> **PROBLEM DESCRIPTION**
Leave out all pictures. Return exactly the lines from the top of the material through the line containing "var lastPrice = 450.52;".

> **GIVEN MATERIAL**
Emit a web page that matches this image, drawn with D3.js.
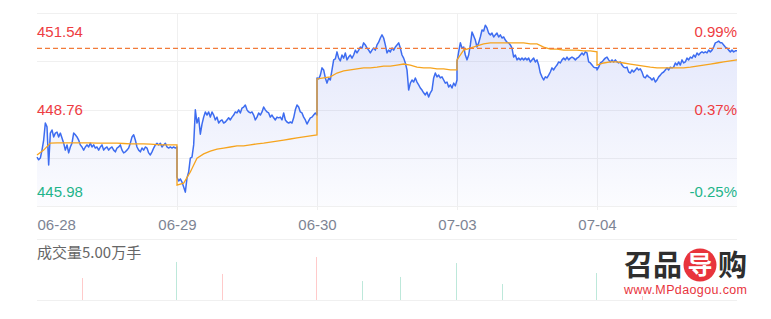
<!DOCTYPE html>
<html lang="zh">
<head>
<meta charset="utf-8">
<title>五日分时</title>
<script src="https://d3js.org/d3.v7.min.js"></script>
<style>
  html, body { margin: 0; padding: 0; background: #fff; }
  svg { display: block; font-family: Arial, "Liberation Sans", "Noto Sans CJK SC", sans-serif; }
</style>
</head>
<body>
<svg id="chart" width="771" height="319"></svg>
<script>
// ---- data ----
var dates = ["06-28", "06-29", "06-30", "07-03", "07-04"];
var priceTicks = [451.54, 448.76, 445.98];      // top, middle, bottom
var pctTicks = ["0.99%", "0.37%", "-0.25%"];
var lastPrice = 450.52;

// price per day, equally spaced through the session
var price0628 = [447.39, 447.31, 447.36, 447.59, 447.88, 448.37, 448.26, 447.16, 448.08, 448.17,
  447.97, 448.08, 448.11, 447.97, 448.08, 447.94, 447.79, 447.59, 447.74, 447.51,
  447.68, 447.79, 448.08, 448.03, 447.97, 447.88, 447.74, 447.68, 447.59, 447.68,
  447.74, 447.68, 447.79, 447.68, 447.74, 447.65, 447.68, 447.59, 447.68, 447.74,
  447.59, 447.65, 447.68, 447.59, 447.65, 447.68, 447.59, 447.54, 447.65, 447.68,
  447.74, 447.59, 447.51, 447.54, 447.59, 447.65, 447.79, 447.97, 448.03, 447.88,
  447.68, 447.59, 447.54, 447.65, 447.59, 447.68, 447.65, 447.51, 447.45, 447.54,
  447.65, 447.74, 447.79, 447.74, 447.79, 447.68, 447.74, 447.79, 447.68, 447.65,
  447.68, 447.65, 447.68, 447.65, 447.68];
var price0629 = [446.81, 446.70, 446.76, 446.67, 446.53, 446.38, 446.79, 446.96, 447.36, 447.39,
  447.74, 448.75, 448.37, 448.52, 448.05, 448.34, 448.54, 448.69, 448.60, 448.69,
  448.54, 448.69, 448.60, 448.46, 448.54, 448.37, 448.43, 448.46, 448.37, 448.40,
  448.46, 448.52, 448.46, 448.54, 448.60, 448.69, 448.66, 448.75, 448.66, 448.80,
  448.83, 448.89, 448.75, 448.69, 448.66, 448.69, 448.60, 448.46, 448.54, 448.66,
  448.60, 448.69, 448.83, 448.75, 448.69, 448.66, 448.54, 448.60, 448.52, 448.46,
  448.54, 448.52, 448.54, 448.46, 448.66, 448.46, 448.40, 448.37, 448.40, 448.37,
  448.52, 448.75, 448.89, 448.83, 448.69, 448.66, 448.54, 448.46, 448.34, 448.43,
  448.52, 448.54, 448.60, 448.66, 448.60];
var price0630 = [449.67, 449.64, 449.75, 449.96, 449.90, 449.67, 449.52, 449.67, 449.61, 449.90,
  450.19, 450.22, 450.42, 450.24, 450.16, 450.33, 450.24, 450.39, 450.19, 450.27,
  450.33, 450.24, 450.33, 450.47, 450.39, 450.47, 450.56, 450.53, 450.68, 450.62,
  450.53, 450.47, 450.39, 450.47, 450.53, 450.47, 450.62, 450.70, 450.82, 450.91,
  450.82, 450.62, 450.39, 450.47, 450.42, 450.53, 450.47, 450.56, 450.62, 450.68,
  450.53, 450.33, 450.24, 450.10, 449.90, 449.32, 449.52, 449.61, 449.55, 449.67,
  449.55, 449.47, 449.38, 449.32, 449.24, 449.18, 449.26, 449.12, 449.24, 449.32,
  449.67, 449.81, 449.70, 449.75, 449.67, 449.70, 449.61, 449.52, 449.55, 449.41,
  449.47, 449.38, 449.52, 449.44, 449.61];
var price0703 = [450.13, 450.42, 450.68, 450.53, 450.56, 450.33, 450.19, 450.33, 450.62, 450.99,
  450.88, 450.76, 450.56, 450.68, 450.85, 451.05, 451.02, 451.19, 451.11, 450.96,
  450.91, 450.96, 450.85, 450.91, 450.96, 450.85, 450.91, 450.82, 450.85, 450.76,
  450.70, 450.68, 450.62, 450.53, 450.27, 450.33, 450.19, 450.24, 450.19, 450.24,
  450.19, 450.24, 450.19, 450.24, 450.13, 450.19, 450.24, 450.13, 450.19, 450.04,
  449.81, 449.70, 449.61, 449.70, 449.67, 449.75, 449.84, 449.96, 449.90, 449.98,
  450.04, 450.13, 450.10, 450.19, 450.24, 450.19, 450.27, 450.19, 450.24, 450.27,
  450.24, 450.19, 450.24, 450.27, 450.33, 450.39, 450.33, 450.42, 450.39, 450.13,
  450.10, 450.04, 449.98, 449.96, 449.96];
var price0704 = [449.90, 449.98, 450.10, 450.13, 450.19, 450.24, 450.27, 450.19, 450.13, 450.19,
  450.13, 450.19, 450.13, 450.10, 450.13, 450.04, 449.98, 449.96, 449.98, 449.84,
  449.81, 449.90, 449.84, 449.90, 449.96, 449.90, 449.93, 449.84, 449.70, 449.67,
  449.75, 449.70, 449.67, 449.61, 449.67, 449.55, 449.61, 449.70, 449.75, 449.81,
  449.84, 449.90, 449.96, 449.90, 449.98, 449.96, 449.98, 450.10, 450.04, 450.13,
  450.04, 450.19, 450.10, 450.13, 450.24, 450.19, 450.27, 450.24, 450.33, 450.27,
  450.39, 450.33, 450.39, 450.42, 450.39, 450.42, 450.39, 450.47, 450.42, 450.47,
  450.56, 450.68, 450.70, 450.73, 450.68, 450.68, 450.62, 450.56, 450.53, 450.47,
  450.42, 450.47, 450.42, 450.45, 450.45];

// average price per day
var avg0628 = [447.45, 447.59, 447.79, 447.80, 447.80, 447.80, 447.80, 447.80, 447.80, 447.79, 447.79,
  447.79, 447.79, 447.78, 447.77, 447.77, 447.77, 447.76, 447.75, 447.74, 447.74, 447.74];
var avg0629 = [446.58, 446.64, 446.96, 447.36, 447.48, 447.56, 447.62, 447.65, 447.68, 447.71, 447.71,
  447.74, 447.77, 447.79, 447.82, 447.85, 447.88, 447.91, 447.94, 447.97, 448.00, 448.03];
var avg0630 = [449.64, 449.67, 449.70, 449.81, 449.87, 449.90, 449.93, 449.96, 449.96, 449.98, 450.01,
  450.01, 450.04, 450.07, 450.04, 449.98, 449.96, 449.96, 449.93, 449.93, 449.90, 449.90];
var avg0703 = [450.19, 450.47, 450.53, 450.59, 450.65, 450.68, 450.68, 450.68, 450.68, 450.68, 450.68,
  450.65, 450.65, 450.56, 450.50, 450.50, 450.47, 450.47, 450.47, 450.45, 450.45, 450.42];
var avg0704 = [450.04, 450.10, 450.13, 450.13, 450.10, 450.07, 450.04, 450.01, 449.98, 449.96, 449.96,
  449.96, 449.96, 449.96, 449.98, 450.01, 450.04, 450.07, 450.10, 450.13, 450.16, 450.19];

// volume (万手), day index + minute of a 240 minute session
var volDay = [0, 0, 1, 1, 2, 2, 2, 3, 3, 4];
var volMinute = [77, 238, 77, 238, 77, 142, 238, 77, 239, 77];
var volValue = [1.83, 3.17, 2.17, 3.58, 1.58, 1.92, 3.08, 1.33, 2.25, 0.33];
var volUp = [true, false, true, true, false, false, false, false, false, true];
var volMax = 5.00;

var red = "#ee3c42", green = "#1fb48a";

// ---- layout ----
var svg = d3.select("#chart");
var plotL = 37, plotR = 737, plotT = 13, plotB = 206;
var volT = 240, volB = 300;

var x = d3.scaleLinear().domain([0, dates.length]).range([plotL, plotR]);
var y = d3.scaleLinear().domain([priceTicks[2], priceTicks[0]]).range([plotB, plotT]);
var yv = d3.scaleLinear().domain([0, volMax]).range([volB, volT]);

function toPoints(days) {
  var pts = [];
  days.forEach(function(arr, d) {
    arr.forEach(function(v, i) { pts.push({ t: d + i / (arr.length - 1), v: v }); });
  });
  return pts;
}
var pricePts = toPoints([price0628, price0629, price0630, price0703, price0704]);
var avgPts = toPoints([avg0628, avg0629, avg0630, avg0703, avg0704]);

// gradient for the area
var grad = svg.append("defs").append("linearGradient")
  .attr("id", "fillGrad").attr("gradientUnits", "userSpaceOnUse")
  .attr("x1", 0).attr("x2", 0).attr("y1", plotT).attr("y2", plotB);
grad.append("stop").attr("offset", 0).attr("stop-color", "#4a64e6").attr("stop-opacity", 0.17);
grad.append("stop").attr("offset", 1).attr("stop-color", "#4a64e6").attr("stop-opacity", 0.02);

// grid
var gridVals = d3.range(5).map(function(i) { return priceTicks[2] + i * (priceTicks[0] - priceTicks[2]) / 4; });
svg.append("g").selectAll("line").data(gridVals).enter().append("line")
  .attr("x1", plotL).attr("x2", plotR)
  .attr("y1", function(d) { return Math.round(y(d)) + 0.5; })
  .attr("y2", function(d) { return Math.round(y(d)) + 0.5; })
  .attr("stroke", "#f0f0f0");
svg.append("g").selectAll("line").data([1, 2, 3, 4]).enter().append("line")
  .attr("x1", function(d) { return Math.round(x(d)) + 0.5; })
  .attr("x2", function(d) { return Math.round(x(d)) + 0.5; })
  .attr("y1", plotT).attr("y2", plotB + 4)
  .attr("stroke", "#f0f0f0");

// area + lines
svg.append("path").datum(pricePts)
  .attr("fill", "url(#fillGrad)")
  .attr("d", d3.area().x(function(d) { return x(d.t); }).y0(plotB).y1(function(d) { return y(d.v); }));

svg.append("path").datum(pricePts)
  .attr("fill", "none").attr("stroke", "#3d6cf0").attr("stroke-width", 1.5)
  .attr("stroke-linejoin", "round")
  .attr("d", d3.line().x(function(d) { return x(d.t); }).y(function(d) { return y(d.v); }));

svg.append("path").datum(avgPts)
  .attr("fill", "none").attr("stroke", "#f6a41e").attr("stroke-width", 1.3)
  .attr("d", d3.line().x(function(d) { return x(d.t); }).y(function(d) { return y(d.v); }));

svg.append("line")
  .attr("x1", plotL).attr("x2", plotR)
  .attr("y1", y(lastPrice)).attr("y2", y(lastPrice))
  .attr("stroke", "#f27b3a").attr("stroke-width", 1.2).attr("stroke-dasharray", "5,3");

// price labels (inside plot)
var labelDy = [23.5, 5, -9.5];
var labelColor = [red, red, green];
priceTicks.forEach(function(p, i) {
  svg.append("text").attr("x", plotL).attr("y", y(p) + labelDy[i])
    .attr("font-size", 15).attr("fill", labelColor[i]).text(p.toFixed(2));
  svg.append("text").attr("x", plotR).attr("y", y(p) + labelDy[i])
    .attr("text-anchor", "end").attr("font-size", 15).attr("fill", labelColor[i]).text(pctTicks[i]);
});

// x axis
var xAxis = svg.append("g")
  .attr("transform", "translate(0," + plotB + ")")
  .call(d3.axisBottom(x).tickValues([0, 1, 2, 3, 4])
    .tickFormat(function(d) { return dates[d]; }).tickSize(0).tickPadding(13));
xAxis.select(".domain").remove();
xAxis.selectAll("text")
  .attr("font-size", 15).attr("fill", "#7d8494")
  .style("font-family", "Arial, 'Liberation Sans', sans-serif")
  .attr("text-anchor", function(d) { return d === 0 ? "start" : "middle"; });

// volume section
svg.append("line").attr("x1", plotL).attr("x2", plotR).attr("y1", volT - 0.5).attr("y2", volT - 0.5).attr("stroke", "#f0f0f0");
svg.append("line").attr("x1", plotL).attr("x2", plotR).attr("y1", volB + 0.5).attr("y2", volB + 0.5).attr("stroke", "#f0f0f0");
svg.append("text").attr("x", plotL).attr("y", 258).attr("font-size", 15).attr("fill", "#666")
  .style("font-family", "'Noto Sans CJK SC', Arial, sans-serif")
  .text("成交量" + volMax.toFixed(2) + "万手");

svg.append("g").selectAll("line").data(volValue).enter().append("line")
  .attr("x1", function(d, i) { return Math.round(x(volDay[i] + volMinute[i] / 240)) + 0.5; })
  .attr("x2", function(d, i) { return Math.round(x(volDay[i] + volMinute[i] / 240)) + 0.5; })
  .attr("y1", yv(0)).attr("y2", function(d) { return yv(d); })
  .attr("stroke", function(d, i) { return volUp[i] ? "#ffcaca" : "#bde8da"; })
  .attr("stroke-width", 1);

// watermark
var wm = svg.append("g").style("font-family", "'Noto Sans CJK SC', sans-serif");
wm.append("text").attr("x", 624).attr("y", 276).attr("font-size", 29).attr("font-weight", "bold")
  .attr("fill", "#2e2e2e").text("召品");
wm.append("circle").attr("cx", 700).attr("cy", 265).attr("r", 16.5).attr("fill", "#e8343c");
wm.append("text").attr("x", 700).attr("y", 274).attr("text-anchor", "middle").attr("font-size", 25)
  .attr("font-weight", "bold").attr("fill", "#fff").text("导");
wm.append("text").attr("x", 718).attr("y", 276).attr("font-size", 29).attr("font-weight", "bold")
  .attr("fill", "#2e2e2e").text("购");
wm.append("text").attr("x", 624).attr("y", 294).attr("font-size", 12.5).attr("fill", "#e8343c")
  .style("font-family", "Arial, 'Liberation Sans', sans-serif")
  .attr("textLength", 123).text("www.MPdaogou.com");
</script>
</body>
</html>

> **COMPLETED EXERCISE**
Emit a web page that matches this image, drawn with D3.js.
<!DOCTYPE html>
<html lang="zh">
<head>
<meta charset="utf-8">
<title>五日分时</title>
<script src="https://d3js.org/d3.v7.min.js"></script>
<style>
  html, body { margin: 0; padding: 0; background: #fff; }
  svg { display: block; font-family: Arial, "Liberation Sans", "Noto Sans CJK SC", sans-serif; }
</style>
</head>
<body>
<svg id="chart" width="771" height="319"></svg>
<script>
// ---- data ----
var dates = ["06-28", "06-29", "06-30", "07-03", "07-04"];
var priceTicks = [451.54, 448.76, 445.98];      // top, middle, bottom
var pctTicks = ["0.99%", "0.37%", "-0.25%"];
var lastPrice = 450.52;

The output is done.